The police interviewed Jajic only once, six months after the initial incident, over the phone. He acknowledged that he and Sainato had sex, and that “going for this” was a mistake, since he was married. But he insisted that it was consensual.
LMPD detective Lyndsey Lynch wondered aloud to Jajic whether someone else had come into Sainato’s room and raped her after he left. The next day, she called Jajic back and said she and Gray had determined it was not “a good case to try.”
“Oh my God, thank you,” he said, according to a recording of the phone call. “You just legitimately saved my life. It could have been so much worse, I'm sure, for me, you know?”
Lynch confirmed that Jajic was “off the hook,” as he put it. No one told Sainato.
Looking back, Sainato feels that a more thorough police investigation would have strengthened her civil case against Marriott.

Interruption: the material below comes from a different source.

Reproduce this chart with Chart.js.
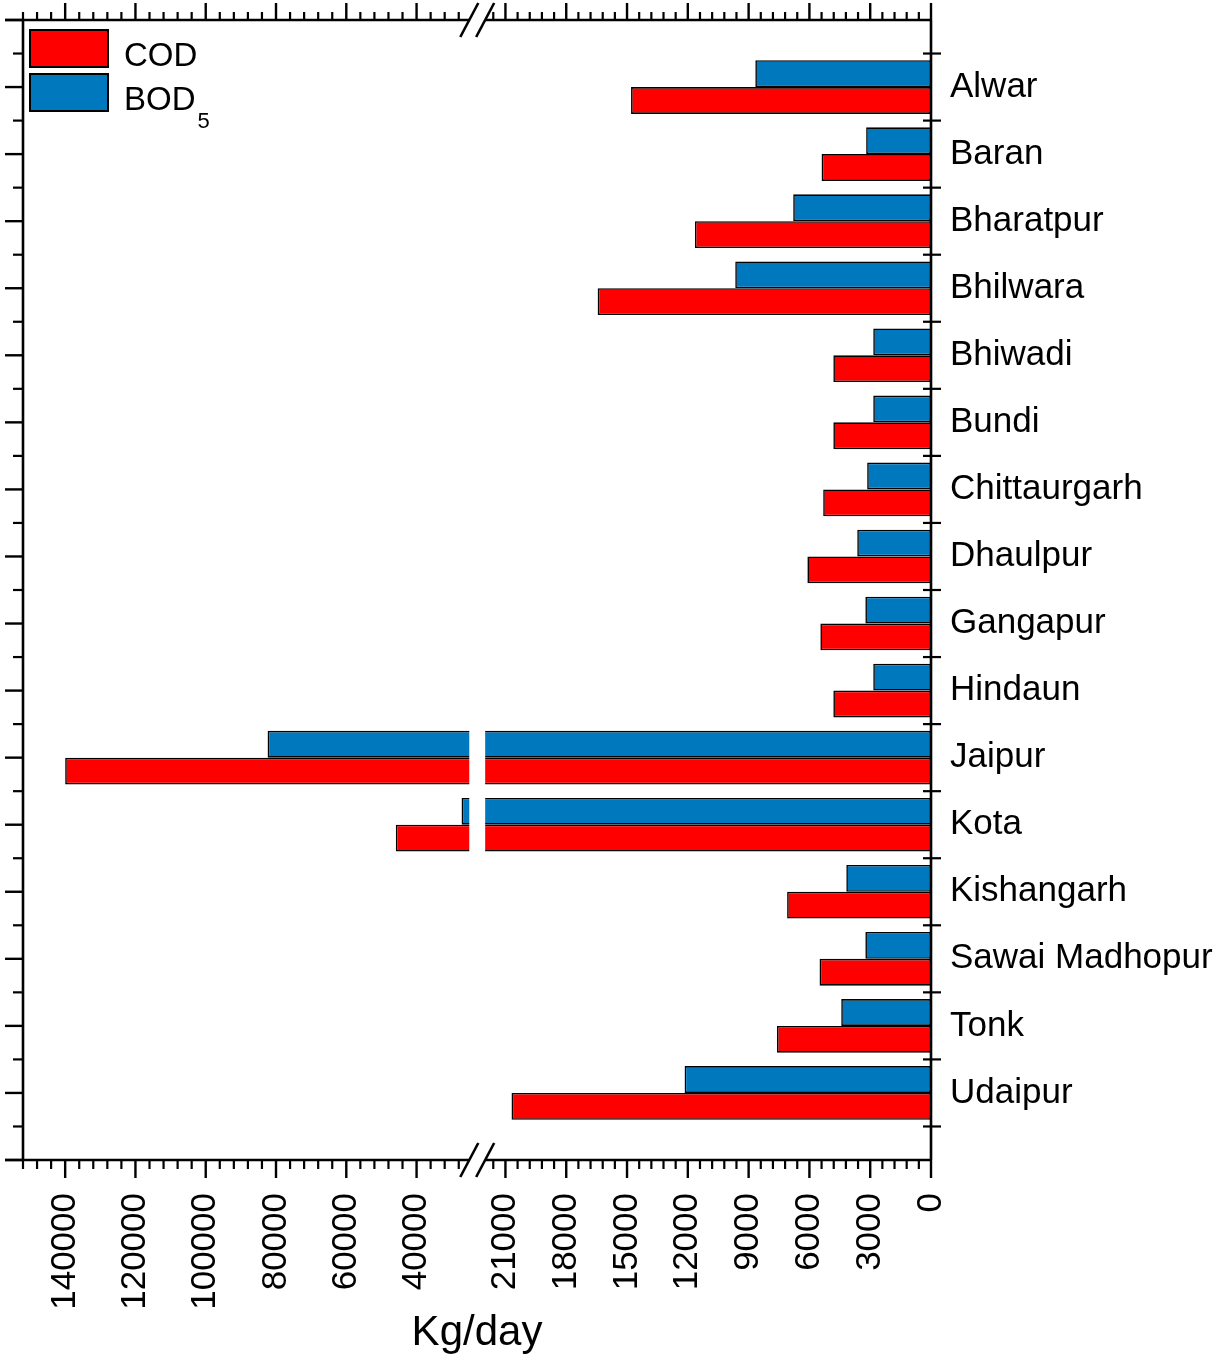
<!DOCTYPE html>
<html>
<head>
<meta charset="utf-8">
<script src="https://cdn.jsdelivr.net/npm/chart.js"></script>
<style>
html, body { margin: 0; padding: 0; background: #fff; }
#wrap { width: 1225px; height: 1359px; position: relative; }
</style>
</head>
<body>
<div id="wrap"><canvas id="c"></canvas></div>
<script>
// ---------------- data ----------------
const categories = ['Alwar', 'Baran', 'Bharatpur', 'Bhilwara', 'Bhiwadi', 'Bundi', 'Chittaurgarh', 'Dhaulpur',
  'Gangapur', 'Hindaun', 'Jaipur', 'Kota', 'Kishangarh', 'Sawai Madhopur', 'Tonk', 'Udaipur'];
const codValues = [14800, 5400, 11650, 16450, 4820, 4820, 5320, 6100, 5460, 4820, 140000, 45900, 7100, 5500, 7600, 20700];
const bodValues = [8670, 3200, 6800, 9660, 2850, 2850, 3150, 3640, 3240, 2850, 82400, 27200, 4180, 3240, 4430, 12160];
const lowTickLabels = [0, 3000, 6000, 9000, 12000, 15000, 18000, 21000];
const highTickLabels = [40000, 60000, 80000, 100000, 120000, 140000];
const lowRange = [0, 22000];       // right-hand segment of the broken axis
const highRange = [25000, 152000]; // left-hand segment of the broken axis
const lowMinorStep = 600;
const highMinorStep = 4000;
const seriesNames = ['COD', 'BOD\u2085'];
const axisTitle = 'Kg/day';

// ---------------- styling ----------------
const FONT = '"Liberation Sans", Arial, Helvetica, sans-serif';
const COD_COLOR = '#FF0000';
const BOD_COLOR = '#0078BE';
const SEG_LOW = 0.491;      // share of axis length for low segment
const SEG_HIGH = 0.5085;    // where high segment starts

Chart.defaults.font.family = FONT;
Chart.defaults.color = '#000';

// Broken linear scale (library scale subclass)
class BrokenLinearScale extends Chart.LinearScale {
  determineDataLimits() {
    this.min = lowRange[0];
    this.max = highRange[1];
  }
  buildTicks() {
    return lowTickLabels.concat(highTickLabels).map(v => ({ value: v }));
  }
  _toDecimal(value) {
    if (value <= lowRange[1]) return (value - lowRange[0]) / (lowRange[1] - lowRange[0]) * SEG_LOW;
    if (value >= highRange[0]) return SEG_HIGH + (value - highRange[0]) / (highRange[1] - highRange[0]) * (1 - SEG_HIGH);
    return SEG_LOW + (value - lowRange[1]) / (highRange[0] - lowRange[1]) * (SEG_HIGH - SEG_LOW);
  }
  getPixelForValue(value) {
    if (value === null || value === undefined || isNaN(value)) return NaN;
    return this.getPixelForDecimal(this._toDecimal(value));
  }
  getValueForPixel(pixel) {
    const d = this.getDecimalForPixel(pixel);
    if (d <= SEG_LOW) return lowRange[0] + d / SEG_LOW * (lowRange[1] - lowRange[0]);
    if (d >= SEG_HIGH) return highRange[0] + (d - SEG_HIGH) / (1 - SEG_HIGH) * (highRange[1] - highRange[0]);
    return lowRange[1] + (d - SEG_LOW) / (SEG_HIGH - SEG_LOW) * (highRange[0] - lowRange[1]);
  }
}
BrokenLinearScale.id = 'brokenLinear';
BrokenLinearScale.defaults = {};
Chart.register(BrokenLinearScale);

function line(ctx, x0, y0, x1, y1) {
  ctx.beginPath(); ctx.moveTo(x0, y0); ctx.lineTo(x1, y1); ctx.stroke();
}

const framePlugin = {
  id: 'frame',
  afterDatasetsDraw(chart) {
    const { ctx, chartArea: a, scales: { x, y } } = chart;
    const bL = x.getPixelForValue(highRange[0]);
    const bR = x.getPixelForValue(lowRange[1]);
    ctx.save();
    // white gap through bars
    ctx.fillStyle = '#fff';
    ctx.fillRect(bL, a.top + 2, bR - bL, a.bottom - a.top - 4);

    ctx.strokeStyle = '#000';
    ctx.lineCap = 'butt';
    // frame
    ctx.lineWidth = 2.6;
    line(ctx, a.left, a.top, a.left, a.bottom);
    line(ctx, a.right, a.top, a.right, a.bottom);
    for (const yy of [a.top, a.bottom]) {
      line(ctx, a.left - 18, yy, bL, yy);
      line(ctx, bR, yy, a.right, yy);
    }
    // x ticks (top & bottom)
    const majors = lowTickLabels.concat(highTickLabels);
    const minors = [];
    for (let v = lowRange[0]; v < lowRange[1]; v += lowMinorStep) if (!majors.includes(v)) minors.push(v);
    for (let v = highRange[1]; v > highRange[0]; v -= highMinorStep) if (!majors.includes(v)) minors.push(v);
    ctx.lineWidth = 2.4;
    for (const v of majors) {
      const px = x.getPixelForValue(v);
      line(ctx, px, a.bottom, px, a.bottom + 18);
      line(ctx, px, a.top, px, a.top - 17);
    }
    ctx.lineWidth = 2.2;
    for (const v of minors) {
      const px = x.getPixelForValue(v);
      line(ctx, px, a.bottom, px, a.bottom + 9);
      line(ctx, px, a.top, px, a.top - 8);
    }
    // y ticks
    ctx.lineWidth = 2.4;
    for (let i = -1; i <= categories.length; i++) {
      const py = y.getPixelForValue(i);
      line(ctx, a.left, py, a.left - 18, py);
    }
    ctx.lineWidth = 2.2;
    for (let i = -0.5; i < categories.length; i++) {
      const py = y.getPixelForValue(i);
      line(ctx, a.left, py, a.left - 10, py);
      line(ctx, a.right - 8, py, a.right + 10, py);
    }
    // break marks
    ctx.lineWidth = 2.6;
    for (const yy of [a.top, a.bottom]) {
      for (const bx of [bL, bR]) {
        line(ctx, bx - 9, yy + 17, bx + 9, yy - 17);
      }
    }
    ctx.restore();
  },
  afterDraw(chart) {
    const { ctx } = chart;
    ctx.save();
    const items = chart.data.datasets.slice().reverse();
    items.forEach((ds, k) => {
      const top = 30 + k * 44;
      ctx.fillStyle = ds.backgroundColor;
      ctx.fillRect(30, top, 78, 37);
      ctx.strokeStyle = '#000';
      ctx.lineWidth = 2;
      ctx.strokeRect(30, top, 78, 37);
      ctx.fillStyle = '#000';
      ctx.textBaseline = 'alphabetic';
      ctx.textAlign = 'left';
      let xPos = 124;
      const base = top + 36;
      for (const ch of ds.label) {
        const code = ch.charCodeAt(0);
        if (code >= 0x2080 && code <= 0x2089) {
          ctx.font = '22px ' + FONT;
          const s = String(code - 0x2080);
          ctx.fillText(s, xPos + 2, base + 18);
          xPos += ctx.measureText(s).width + 2;
        } else {
          ctx.font = '33px ' + FONT;
          ctx.fillText(ch, xPos, base);
          xPos += ctx.measureText(ch).width;
        }
      }
    });
    ctx.restore();
  }
};

const toPoints = vals => vals.map((v, i) => ({ x: v, y: i }));

new Chart(document.getElementById('c'), {
  type: 'bar',
  data: {
    datasets: [
      { label: seriesNames[1], data: toPoints(bodValues), backgroundColor: BOD_COLOR,
        borderColor: '#000', borderWidth: 1.6, borderSkipped: false },
      { label: seriesNames[0], data: toPoints(codValues), backgroundColor: COD_COLOR,
        borderColor: '#000', borderWidth: 1.6, borderSkipped: false }
    ]
  },
  options: {
    indexAxis: 'y',
    responsive: true,
    maintainAspectRatio: false,
    animation: false,
    layout: { padding: { left: 23, top: 20, right: 0, bottom: 0 } },
    datasets: { bar: { categoryPercentage: 0.8, barPercentage: 1.0 } },
    plugins: { legend: { display: false }, tooltip: { enabled: false } },
    scales: {
      x: {
        type: 'brokenLinear',
        position: 'bottom',
        reverse: true,
        grid: { display: false, drawTicks: false },
        border: { display: false },
        ticks: {
          autoSkip: false, minRotation: 90, maxRotation: 90, padding: 33,
          font: { size: 35 }, color: '#000',
          callback: v => String(v)
        },
        title: { display: true, text: axisTitle, font: { size: 42 }, color: '#000', padding: { top: 0, bottom: 0 } },
        afterFit: s => { s.height = 199; s.paddingLeft = 0; s.paddingRight = 0; }
      },
      y: {
        type: 'linear',
        position: 'right',
        reverse: true,
        offset: false,
        min: -1,
        max: categories.length,
        grid: { display: false, drawTicks: false, offset: false },
        border: { display: false },
        ticks: {
          stepSize: 1, autoSkip: false, padding: 19,
          font: { size: 35 }, color: '#000',
          callback: v => (categories[v] !== undefined ? categories[v] : '')
        },
        afterFit: s => { s.width = 294; s.paddingTop = 0; s.paddingBottom = 0; }
      }
    }
  },
  plugins: [framePlugin]
});
</script>
</body>
</html>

“Maybe if there would have been a conviction, they would have had to have taken more accountability,” she said. “But they used the lack of action from the police department to help them.”
As hard as it was to take the stand and be cross-examined for the better part of a day, Sainato said the experience ultimately helped her find some peace. But when she thinks about how much, and how long, she had to fight to eke out this mixed verdict, she mostly thinks about other victims of sexual assault in Louisville.
“There’s a lot of other women that are raped in a building that doesn’t have cameras or aren’t able to call the police,” she said. “What are those women supposed to do? They don’t have a chance.”